Give again, word for word, each line from the top of the listing through the line that holds "(0,0) rectangle (618,325);".

Given material:

※ ※ ※

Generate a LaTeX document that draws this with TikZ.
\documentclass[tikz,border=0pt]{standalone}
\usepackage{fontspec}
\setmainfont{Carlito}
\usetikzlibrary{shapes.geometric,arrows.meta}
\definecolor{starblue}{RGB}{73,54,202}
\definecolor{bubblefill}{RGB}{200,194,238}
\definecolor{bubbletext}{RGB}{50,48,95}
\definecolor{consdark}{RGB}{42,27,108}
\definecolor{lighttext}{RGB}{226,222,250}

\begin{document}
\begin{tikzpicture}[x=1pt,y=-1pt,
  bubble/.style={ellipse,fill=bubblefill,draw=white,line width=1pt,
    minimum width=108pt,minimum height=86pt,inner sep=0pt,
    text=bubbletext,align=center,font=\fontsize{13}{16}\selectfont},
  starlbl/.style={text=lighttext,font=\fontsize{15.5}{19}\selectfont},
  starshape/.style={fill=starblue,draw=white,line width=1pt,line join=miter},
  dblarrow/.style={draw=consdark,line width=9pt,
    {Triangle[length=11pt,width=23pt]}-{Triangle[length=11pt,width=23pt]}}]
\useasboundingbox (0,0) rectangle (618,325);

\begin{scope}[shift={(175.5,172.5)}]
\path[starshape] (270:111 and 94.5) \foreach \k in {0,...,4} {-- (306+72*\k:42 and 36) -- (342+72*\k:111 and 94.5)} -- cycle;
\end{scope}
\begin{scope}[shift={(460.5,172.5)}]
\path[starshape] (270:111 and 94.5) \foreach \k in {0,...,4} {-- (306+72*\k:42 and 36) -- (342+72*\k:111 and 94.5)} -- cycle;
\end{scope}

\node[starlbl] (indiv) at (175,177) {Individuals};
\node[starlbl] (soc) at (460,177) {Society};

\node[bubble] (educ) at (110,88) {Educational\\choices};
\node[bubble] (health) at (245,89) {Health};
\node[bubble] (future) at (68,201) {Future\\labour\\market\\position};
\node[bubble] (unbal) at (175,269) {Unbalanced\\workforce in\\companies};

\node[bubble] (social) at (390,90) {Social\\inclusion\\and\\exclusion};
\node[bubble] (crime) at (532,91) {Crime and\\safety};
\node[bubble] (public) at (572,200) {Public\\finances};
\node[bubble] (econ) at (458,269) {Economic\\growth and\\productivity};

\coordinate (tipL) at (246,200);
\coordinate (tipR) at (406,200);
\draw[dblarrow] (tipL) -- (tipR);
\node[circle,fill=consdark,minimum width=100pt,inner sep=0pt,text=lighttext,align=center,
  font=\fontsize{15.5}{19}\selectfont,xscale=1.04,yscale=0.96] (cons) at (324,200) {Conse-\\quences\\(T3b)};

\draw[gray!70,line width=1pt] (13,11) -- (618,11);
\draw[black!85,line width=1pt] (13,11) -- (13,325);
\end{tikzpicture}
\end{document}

※ ※ ※

Output for this task:
Generate a LaTeX document that draws this with TikZ.
\documentclass[tikz,border=0pt]{standalone}
\usepackage{fontspec}
\setmainfont{Carlito}
\usetikzlibrary{shapes.geometric,arrows.meta}
\definecolor{starblue}{RGB}{73,54,202}
\definecolor{bubblefill}{RGB}{200,194,238}
\definecolor{bubbletext}{RGB}{50,48,95}
\definecolor{consdark}{RGB}{42,27,108}
\definecolor{lighttext}{RGB}{226,222,250}

\begin{document}
\begin{tikzpicture}[x=1pt,y=-1pt,
  bubble/.style={ellipse,fill=bubblefill,draw=white,line width=1pt,
    minimum width=108pt,minimum height=86pt,inner sep=0pt,
    text=bubbletext,align=center,font=\fontsize{13}{16}\selectfont},
  starlbl/.style={text=lighttext,font=\fontsize{15.5}{19}\selectfont},
  starshape/.style={fill=starblue,draw=white,line width=1pt,line join=miter},
  dblarrow/.style={draw=consdark,line width=9pt,
    {Triangle[length=11pt,width=23pt]}-{Triangle[length=11pt,width=23pt]}}]
\useasboundingbox (0,0) rectangle (618,325);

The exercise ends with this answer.